> _Aim_
Retype only what runs from the beginning of the data through the line with "b_errors = [0.2, 0.8, 0.35, 0.1, 0.15, 0.45]"; please omit the pictures and keep every line exact.

> _Dataset excerpt_
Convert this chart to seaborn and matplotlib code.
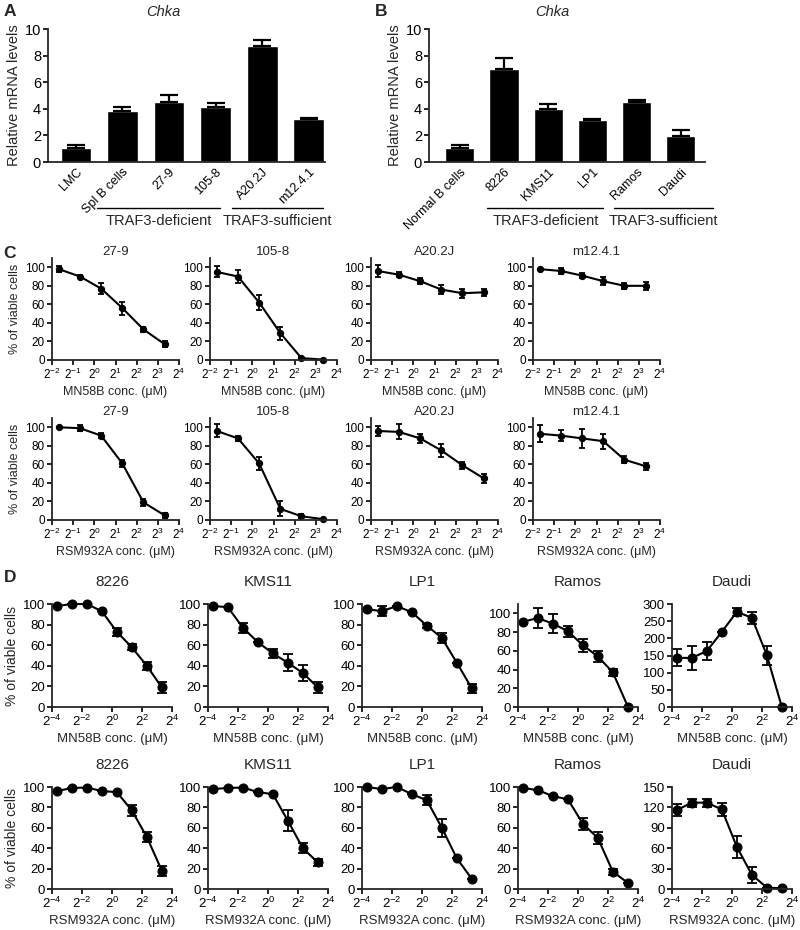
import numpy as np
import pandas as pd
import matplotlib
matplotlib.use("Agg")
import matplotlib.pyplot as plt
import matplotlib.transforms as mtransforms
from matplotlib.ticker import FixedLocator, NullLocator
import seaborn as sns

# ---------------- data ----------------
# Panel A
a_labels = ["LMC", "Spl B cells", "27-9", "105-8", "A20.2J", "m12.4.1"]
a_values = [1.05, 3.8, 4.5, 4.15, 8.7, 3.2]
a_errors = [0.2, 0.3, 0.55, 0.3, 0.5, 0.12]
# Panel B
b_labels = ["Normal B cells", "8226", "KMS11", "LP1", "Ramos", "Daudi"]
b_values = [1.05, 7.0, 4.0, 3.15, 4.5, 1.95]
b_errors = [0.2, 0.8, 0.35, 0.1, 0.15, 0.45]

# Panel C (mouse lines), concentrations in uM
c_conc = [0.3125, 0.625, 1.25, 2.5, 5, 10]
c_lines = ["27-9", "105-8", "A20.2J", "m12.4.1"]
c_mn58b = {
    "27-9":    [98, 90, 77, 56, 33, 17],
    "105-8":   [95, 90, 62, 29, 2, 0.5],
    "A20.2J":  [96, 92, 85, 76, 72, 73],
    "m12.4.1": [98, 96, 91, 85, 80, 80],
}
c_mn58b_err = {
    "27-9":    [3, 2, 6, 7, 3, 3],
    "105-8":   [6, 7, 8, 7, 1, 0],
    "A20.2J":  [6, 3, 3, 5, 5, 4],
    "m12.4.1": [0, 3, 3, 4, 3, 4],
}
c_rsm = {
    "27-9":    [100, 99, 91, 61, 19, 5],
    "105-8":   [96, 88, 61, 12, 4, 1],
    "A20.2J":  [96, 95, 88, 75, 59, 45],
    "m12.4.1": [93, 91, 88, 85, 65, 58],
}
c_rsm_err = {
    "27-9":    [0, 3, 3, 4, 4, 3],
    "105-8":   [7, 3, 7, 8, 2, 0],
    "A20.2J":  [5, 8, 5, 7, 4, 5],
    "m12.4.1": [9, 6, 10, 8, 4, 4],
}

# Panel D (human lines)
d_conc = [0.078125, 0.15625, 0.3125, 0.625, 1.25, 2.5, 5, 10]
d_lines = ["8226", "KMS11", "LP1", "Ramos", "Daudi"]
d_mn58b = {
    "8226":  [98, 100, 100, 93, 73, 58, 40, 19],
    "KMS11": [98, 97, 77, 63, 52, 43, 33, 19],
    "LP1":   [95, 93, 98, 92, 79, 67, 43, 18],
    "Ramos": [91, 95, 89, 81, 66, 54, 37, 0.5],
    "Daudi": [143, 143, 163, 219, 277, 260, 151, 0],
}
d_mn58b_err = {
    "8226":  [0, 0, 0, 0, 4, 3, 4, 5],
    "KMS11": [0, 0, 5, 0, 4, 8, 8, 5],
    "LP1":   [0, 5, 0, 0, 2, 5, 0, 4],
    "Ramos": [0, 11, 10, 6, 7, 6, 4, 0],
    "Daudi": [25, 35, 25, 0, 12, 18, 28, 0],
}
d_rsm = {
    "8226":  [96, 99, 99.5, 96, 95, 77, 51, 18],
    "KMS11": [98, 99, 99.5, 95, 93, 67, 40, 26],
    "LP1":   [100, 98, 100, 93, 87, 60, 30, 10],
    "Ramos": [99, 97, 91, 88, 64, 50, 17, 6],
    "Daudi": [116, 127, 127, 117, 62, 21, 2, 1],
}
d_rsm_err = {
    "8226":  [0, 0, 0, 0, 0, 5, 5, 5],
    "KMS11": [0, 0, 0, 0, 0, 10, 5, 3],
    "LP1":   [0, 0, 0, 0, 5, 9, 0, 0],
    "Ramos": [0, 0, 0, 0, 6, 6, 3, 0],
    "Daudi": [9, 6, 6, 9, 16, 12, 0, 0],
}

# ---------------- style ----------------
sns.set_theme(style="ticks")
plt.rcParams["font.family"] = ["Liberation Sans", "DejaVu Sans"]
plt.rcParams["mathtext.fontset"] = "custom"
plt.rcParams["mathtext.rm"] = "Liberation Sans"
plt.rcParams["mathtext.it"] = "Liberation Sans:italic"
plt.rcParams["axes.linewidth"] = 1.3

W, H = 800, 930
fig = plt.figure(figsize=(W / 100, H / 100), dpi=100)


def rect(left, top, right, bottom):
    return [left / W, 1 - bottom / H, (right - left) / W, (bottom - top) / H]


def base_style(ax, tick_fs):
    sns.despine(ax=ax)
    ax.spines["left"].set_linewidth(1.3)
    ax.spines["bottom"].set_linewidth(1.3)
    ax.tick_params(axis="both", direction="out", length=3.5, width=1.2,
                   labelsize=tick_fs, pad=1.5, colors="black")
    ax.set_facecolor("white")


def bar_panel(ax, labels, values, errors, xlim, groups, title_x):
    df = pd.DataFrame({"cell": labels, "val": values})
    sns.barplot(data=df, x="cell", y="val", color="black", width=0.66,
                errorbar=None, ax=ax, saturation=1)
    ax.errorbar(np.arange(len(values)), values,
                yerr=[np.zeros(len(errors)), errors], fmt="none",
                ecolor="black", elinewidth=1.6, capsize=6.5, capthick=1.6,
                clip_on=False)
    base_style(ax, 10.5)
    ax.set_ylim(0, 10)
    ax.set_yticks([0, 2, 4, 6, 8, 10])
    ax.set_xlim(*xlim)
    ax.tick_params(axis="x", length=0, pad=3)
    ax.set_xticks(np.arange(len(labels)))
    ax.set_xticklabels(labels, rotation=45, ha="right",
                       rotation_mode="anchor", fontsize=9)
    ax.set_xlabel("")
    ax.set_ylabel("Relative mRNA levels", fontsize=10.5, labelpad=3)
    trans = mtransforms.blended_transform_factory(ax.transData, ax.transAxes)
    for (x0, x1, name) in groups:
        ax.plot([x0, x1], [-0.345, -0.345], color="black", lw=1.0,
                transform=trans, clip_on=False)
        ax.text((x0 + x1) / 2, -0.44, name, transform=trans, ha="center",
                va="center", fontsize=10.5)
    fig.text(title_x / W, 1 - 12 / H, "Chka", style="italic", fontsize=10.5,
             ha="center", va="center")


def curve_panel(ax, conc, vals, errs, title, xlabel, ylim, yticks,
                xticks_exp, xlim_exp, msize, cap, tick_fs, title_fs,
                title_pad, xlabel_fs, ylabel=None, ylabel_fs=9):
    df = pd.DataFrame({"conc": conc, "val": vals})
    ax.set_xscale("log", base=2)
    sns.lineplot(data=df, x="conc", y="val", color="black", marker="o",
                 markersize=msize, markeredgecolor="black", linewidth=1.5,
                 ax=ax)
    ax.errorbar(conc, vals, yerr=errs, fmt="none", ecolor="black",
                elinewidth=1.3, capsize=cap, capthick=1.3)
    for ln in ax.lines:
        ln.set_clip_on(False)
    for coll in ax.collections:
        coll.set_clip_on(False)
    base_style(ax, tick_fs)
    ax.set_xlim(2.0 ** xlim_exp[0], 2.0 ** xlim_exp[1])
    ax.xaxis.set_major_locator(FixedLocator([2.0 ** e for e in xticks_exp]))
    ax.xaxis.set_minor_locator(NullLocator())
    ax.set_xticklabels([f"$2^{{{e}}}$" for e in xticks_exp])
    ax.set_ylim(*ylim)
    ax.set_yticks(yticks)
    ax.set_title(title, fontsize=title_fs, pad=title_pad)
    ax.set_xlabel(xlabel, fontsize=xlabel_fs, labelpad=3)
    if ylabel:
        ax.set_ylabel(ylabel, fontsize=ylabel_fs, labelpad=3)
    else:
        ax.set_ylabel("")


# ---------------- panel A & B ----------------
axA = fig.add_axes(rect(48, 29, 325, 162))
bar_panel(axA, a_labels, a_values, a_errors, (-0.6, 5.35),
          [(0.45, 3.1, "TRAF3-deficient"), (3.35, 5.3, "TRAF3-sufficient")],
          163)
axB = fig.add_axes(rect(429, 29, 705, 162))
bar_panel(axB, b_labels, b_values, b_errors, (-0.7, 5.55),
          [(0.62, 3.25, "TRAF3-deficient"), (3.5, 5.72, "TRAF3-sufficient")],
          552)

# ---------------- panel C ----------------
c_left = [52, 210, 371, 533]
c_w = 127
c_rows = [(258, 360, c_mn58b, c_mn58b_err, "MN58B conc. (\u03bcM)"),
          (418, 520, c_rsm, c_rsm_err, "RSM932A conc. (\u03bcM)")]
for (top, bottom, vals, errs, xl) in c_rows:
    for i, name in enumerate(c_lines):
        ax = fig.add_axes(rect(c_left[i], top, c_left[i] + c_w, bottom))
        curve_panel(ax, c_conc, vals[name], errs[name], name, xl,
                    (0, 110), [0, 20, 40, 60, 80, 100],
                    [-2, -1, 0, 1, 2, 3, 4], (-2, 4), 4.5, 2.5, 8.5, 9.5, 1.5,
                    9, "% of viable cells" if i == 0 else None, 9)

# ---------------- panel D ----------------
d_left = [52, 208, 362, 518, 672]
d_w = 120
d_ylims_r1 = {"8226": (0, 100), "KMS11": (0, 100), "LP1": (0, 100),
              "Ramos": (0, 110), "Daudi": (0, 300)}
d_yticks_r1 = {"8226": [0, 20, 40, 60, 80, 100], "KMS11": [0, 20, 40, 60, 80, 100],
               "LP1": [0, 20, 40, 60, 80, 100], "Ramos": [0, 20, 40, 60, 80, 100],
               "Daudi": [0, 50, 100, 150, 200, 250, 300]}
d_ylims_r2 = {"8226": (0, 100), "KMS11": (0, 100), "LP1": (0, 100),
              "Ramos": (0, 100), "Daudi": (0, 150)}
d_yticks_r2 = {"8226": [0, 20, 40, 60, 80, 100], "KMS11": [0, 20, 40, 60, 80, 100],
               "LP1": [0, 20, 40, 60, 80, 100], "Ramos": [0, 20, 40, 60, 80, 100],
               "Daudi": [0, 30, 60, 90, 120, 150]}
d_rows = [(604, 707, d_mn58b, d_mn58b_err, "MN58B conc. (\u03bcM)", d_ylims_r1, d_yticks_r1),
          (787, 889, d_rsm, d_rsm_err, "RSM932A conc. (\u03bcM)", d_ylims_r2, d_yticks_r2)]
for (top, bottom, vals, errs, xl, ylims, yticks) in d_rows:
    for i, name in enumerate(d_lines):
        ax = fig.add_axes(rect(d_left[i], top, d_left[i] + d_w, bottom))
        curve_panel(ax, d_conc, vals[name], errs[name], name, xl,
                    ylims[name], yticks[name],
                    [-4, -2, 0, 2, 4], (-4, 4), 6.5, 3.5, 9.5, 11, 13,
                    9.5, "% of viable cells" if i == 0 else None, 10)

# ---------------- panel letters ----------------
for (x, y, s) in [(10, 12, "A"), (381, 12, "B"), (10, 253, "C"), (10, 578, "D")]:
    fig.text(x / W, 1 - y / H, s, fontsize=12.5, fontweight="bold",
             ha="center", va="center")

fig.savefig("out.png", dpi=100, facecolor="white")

> _Response_
Convert this chart to seaborn and matplotlib code.
import numpy as np
import pandas as pd
import matplotlib
matplotlib.use("Agg")
import matplotlib.pyplot as plt
import matplotlib.transforms as mtransforms
from matplotlib.ticker import FixedLocator, NullLocator
import seaborn as sns

# ---------------- data ----------------
# Panel A
a_labels = ["LMC", "Spl B cells", "27-9", "105-8", "A20.2J", "m12.4.1"]
a_values = [1.05, 3.8, 4.5, 4.15, 8.7, 3.2]
a_errors = [0.2, 0.3, 0.55, 0.3, 0.5, 0.12]
# Panel B
b_labels = ["Normal B cells", "8226", "KMS11", "LP1", "Ramos", "Daudi"]
b_values = [1.05, 7.0, 4.0, 3.15, 4.5, 1.95]
b_errors = [0.2, 0.8, 0.35, 0.1, 0.15, 0.45]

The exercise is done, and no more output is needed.